[WHAT IS BEING ASKED] Every line of the listing must be reproduced as it stands. Leave the images behind.

## Begin

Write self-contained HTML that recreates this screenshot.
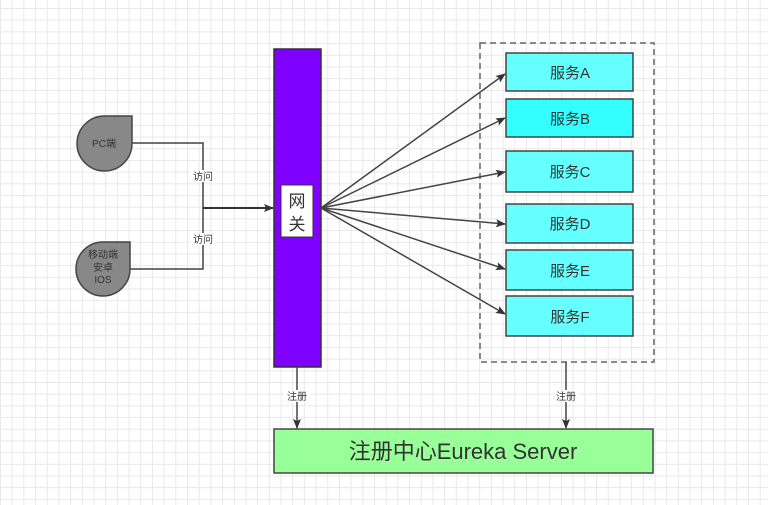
<!DOCTYPE html>
<html><head><meta charset="utf-8"><style>
body{margin:0;width:768px;height:505px;overflow:hidden;background:#fff;
background-image:linear-gradient(#e8e8e8 1px,transparent 1px),linear-gradient(90deg,#e8e8e8 1px,transparent 1px);
background-size:11.7px 11.7px;background-position:0px 8px;}
svg{position:absolute;left:0;top:0}
text{font-family:"Liberation Sans","Noto Sans CJK SC",sans-serif}
</style></head><body>
<svg width="768" height="505" viewBox="0 0 768 505">
<defs><marker id="a" markerWidth="10" markerHeight="8" refX="9" refY="4" orient="auto" markerUnits="userSpaceOnUse"><path d="M0,0 L10,4 L0,8 L2,4z" fill="#333"/></marker></defs>
<rect x="480" y="43" width="174" height="319" fill="none" stroke="#666" stroke-width="1.5" stroke-dasharray="6,4"/>
<!-- clients -->
<path d="M132,116 V143 A27.5,27.5 0 1 1 104.5,116 Z" fill="#888" stroke="#444" stroke-width="1.5"/>
<path d="M130,242 V269 A27,27 0 1 1 103,242 Z" fill="#888" stroke="#444" stroke-width="1.5"/>
<text x="104" y="147" font-size="10" fill="#333" text-anchor="middle">PC端</text>
<text x="103" y="258" font-size="10" fill="#333" text-anchor="middle">移动端</text>
<text x="103" y="271" font-size="10" fill="#333" text-anchor="middle">安卓</text>
<text x="103" y="283" font-size="10" fill="#333" text-anchor="middle">IOS</text>
<path d="M132,143 H203 V208 M130,269 H203 V208" fill="none" stroke="#444" stroke-width="1.5"/>
<rect x="190" y="170" width="26" height="12" fill="#fff"/><text x="203" y="180" font-size="10" fill="#333" text-anchor="middle">访问</text>
<rect x="190" y="233" width="26" height="12" fill="#fff"/><text x="203" y="243" font-size="10" fill="#333" text-anchor="middle">访问</text>
<line x1="203" y1="208" x2="273" y2="208" stroke="#333" stroke-width="2" marker-end="url(#a)"/>
<!-- gateway -->
<rect x="274" y="49" width="47" height="318" fill="#7f00ff" stroke="#333" stroke-width="1.5"/>
<rect x="281" y="185" width="32" height="52" fill="#fff" stroke="#333"/>
<text x="297" y="207" font-size="17" fill="#333" text-anchor="middle">网</text>
<text x="297" y="230" font-size="17" fill="#333" text-anchor="middle">关</text>
<g stroke="#444" stroke-width="1.5" marker-end="url(#a)">
<line x1="321" y1="208" x2="505" y2="74"/>
<line x1="321" y1="208" x2="505" y2="118"/>
<line x1="321" y1="208" x2="505" y2="172"/>
<line x1="321" y1="208" x2="505" y2="224"/>
<line x1="321" y1="208" x2="505" y2="269"/>
<line x1="321" y1="208" x2="505" y2="314"/>
</g>
<g stroke="#444" stroke-width="1.5" font-size="15">
<rect x="506" y="53" width="127" height="38" fill="#66ffff"/>
<rect x="506" y="99" width="127" height="38" fill="#33ffff"/>
<rect x="506" y="151" width="127" height="41" fill="#66ffff"/>
<rect x="506" y="204" width="127" height="39" fill="#66ffff"/>
<rect x="506" y="250" width="127" height="40" fill="#66ffff"/>
<rect x="506" y="296" width="127" height="40" fill="#66ffff"/>
</g>
<g font-size="15" fill="#333" text-anchor="middle">
<text x="570" y="78">服务A</text><text x="570" y="124">服务B</text><text x="570" y="177">服务C</text>
<text x="570" y="229">服务D</text><text x="570" y="276">服务E</text><text x="570" y="322">服务F</text>
</g>
<line x1="297" y1="367" x2="297" y2="428" stroke="#444" stroke-width="1.5" marker-end="url(#a)"/>
<line x1="566" y1="362" x2="566" y2="428" stroke="#444" stroke-width="1.5" marker-end="url(#a)"/>
<rect x="284" y="390" width="26" height="12" fill="#fff"/><text x="297" y="400" font-size="10" fill="#333" text-anchor="middle">注册</text>
<rect x="553" y="390" width="26" height="12" fill="#fff"/><text x="566" y="400" font-size="10" fill="#333" text-anchor="middle">注册</text>
<rect x="274" y="429" width="379" height="44" fill="#99ff99" stroke="#444" stroke-width="1.5"/>
<text x="463" y="459" font-size="22" fill="#333" text-anchor="middle">注册中心Eureka Server</text>
</svg>
</body></html>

## End

[RESPONSE]
Write self-contained HTML that recreates this screenshot.
<!DOCTYPE html>
<html><head><meta charset="utf-8"><style>
body{margin:0;width:768px;height:505px;overflow:hidden;background:#fff;
background-image:linear-gradient(#e8e8e8 1px,transparent 1px),linear-gradient(90deg,#e8e8e8 1px,transparent 1px);
background-size:11.7px 11.7px;background-position:0px 8px;}
svg{position:absolute;left:0;top:0}
text{font-family:"Liberation Sans","Noto Sans CJK SC",sans-serif}
</style></head><body>
<svg width="768" height="505" viewBox="0 0 768 505">
<defs><marker id="a" markerWidth="10" markerHeight="8" refX="9" refY="4" orient="auto" markerUnits="userSpaceOnUse"><path d="M0,0 L10,4 L0,8 L2,4z" fill="#333"/></marker></defs>
<rect x="480" y="43" width="174" height="319" fill="none" stroke="#666" stroke-width="1.5" stroke-dasharray="6,4"/>
<!-- clients -->
<path d="M132,116 V143 A27.5,27.5 0 1 1 104.5,116 Z" fill="#888" stroke="#444" stroke-width="1.5"/>
<path d="M130,242 V269 A27,27 0 1 1 103,242 Z" fill="#888" stroke="#444" stroke-width="1.5"/>
<text x="104" y="147" font-size="10" fill="#333" text-anchor="middle">PC端</text>
<text x="103" y="258" font-size="10" fill="#333" text-anchor="middle">移动端</text>
<text x="103" y="271" font-size="10" fill="#333" text-anchor="middle">安卓</text>
<text x="103" y="283" font-size="10" fill="#333" text-anchor="middle">IOS</text>
<path d="M132,143 H203 V208 M130,269 H203 V208" fill="none" stroke="#444" stroke-width="1.5"/>
<rect x="190" y="170" width="26" height="12" fill="#fff"/><text x="203" y="180" font-size="10" fill="#333" text-anchor="middle">访问</text>
<rect x="190" y="233" width="26" height="12" fill="#fff"/><text x="203" y="243" font-size="10" fill="#333" text-anchor="middle">访问</text>
<line x1="203" y1="208" x2="273" y2="208" stroke="#333" stroke-width="2" marker-end="url(#a)"/>
<!-- gateway -->
<rect x="274" y="49" width="47" height="318" fill="#7f00ff" stroke="#333" stroke-width="1.5"/>
<rect x="281" y="185" width="32" height="52" fill="#fff" stroke="#333"/>
<text x="297" y="207" font-size="17" fill="#333" text-anchor="middle">网</text>
<text x="297" y="230" font-size="17" fill="#333" text-anchor="middle">关</text>
<g stroke="#444" stroke-width="1.5" marker-end="url(#a)">
<line x1="321" y1="208" x2="505" y2="74"/>
<line x1="321" y1="208" x2="505" y2="118"/>
<line x1="321" y1="208" x2="505" y2="172"/>
<line x1="321" y1="208" x2="505" y2="224"/>
<line x1="321" y1="208" x2="505" y2="269"/>
<line x1="321" y1="208" x2="505" y2="314"/>
</g>
<g stroke="#444" stroke-width="1.5" font-size="15">
<rect x="506" y="53" width="127" height="38" fill="#66ffff"/>
<rect x="506" y="99" width="127" height="38" fill="#33ffff"/>
<rect x="506" y="151" width="127" height="41" fill="#66ffff"/>
<rect x="506" y="204" width="127" height="39" fill="#66ffff"/>
<rect x="506" y="250" width="127" height="40" fill="#66ffff"/>
<rect x="506" y="296" width="127" height="40" fill="#66ffff"/>
</g>
<g font-size="15" fill="#333" text-anchor="middle">
<text x="570" y="78">服务A</text><text x="570" y="124">服务B</text><text x="570" y="177">服务C</text>
<text x="570" y="229">服务D</text><text x="570" y="276">服务E</text><text x="570" y="322">服务F</text>
</g>
<line x1="297" y1="367" x2="297" y2="428" stroke="#444" stroke-width="1.5" marker-end="url(#a)"/>
<line x1="566" y1="362" x2="566" y2="428" stroke="#444" stroke-width="1.5" marker-end="url(#a)"/>
<rect x="284" y="390" width="26" height="12" fill="#fff"/><text x="297" y="400" font-size="10" fill="#333" text-anchor="middle">注册</text>
<rect x="553" y="390" width="26" height="12" fill="#fff"/><text x="566" y="400" font-size="10" fill="#333" text-anchor="middle">注册</text>
<rect x="274" y="429" width="379" height="44" fill="#99ff99" stroke="#444" stroke-width="1.5"/>
<text x="463" y="459" font-size="22" fill="#333" text-anchor="middle">注册中心Eureka Server</text>
</svg>
</body></html>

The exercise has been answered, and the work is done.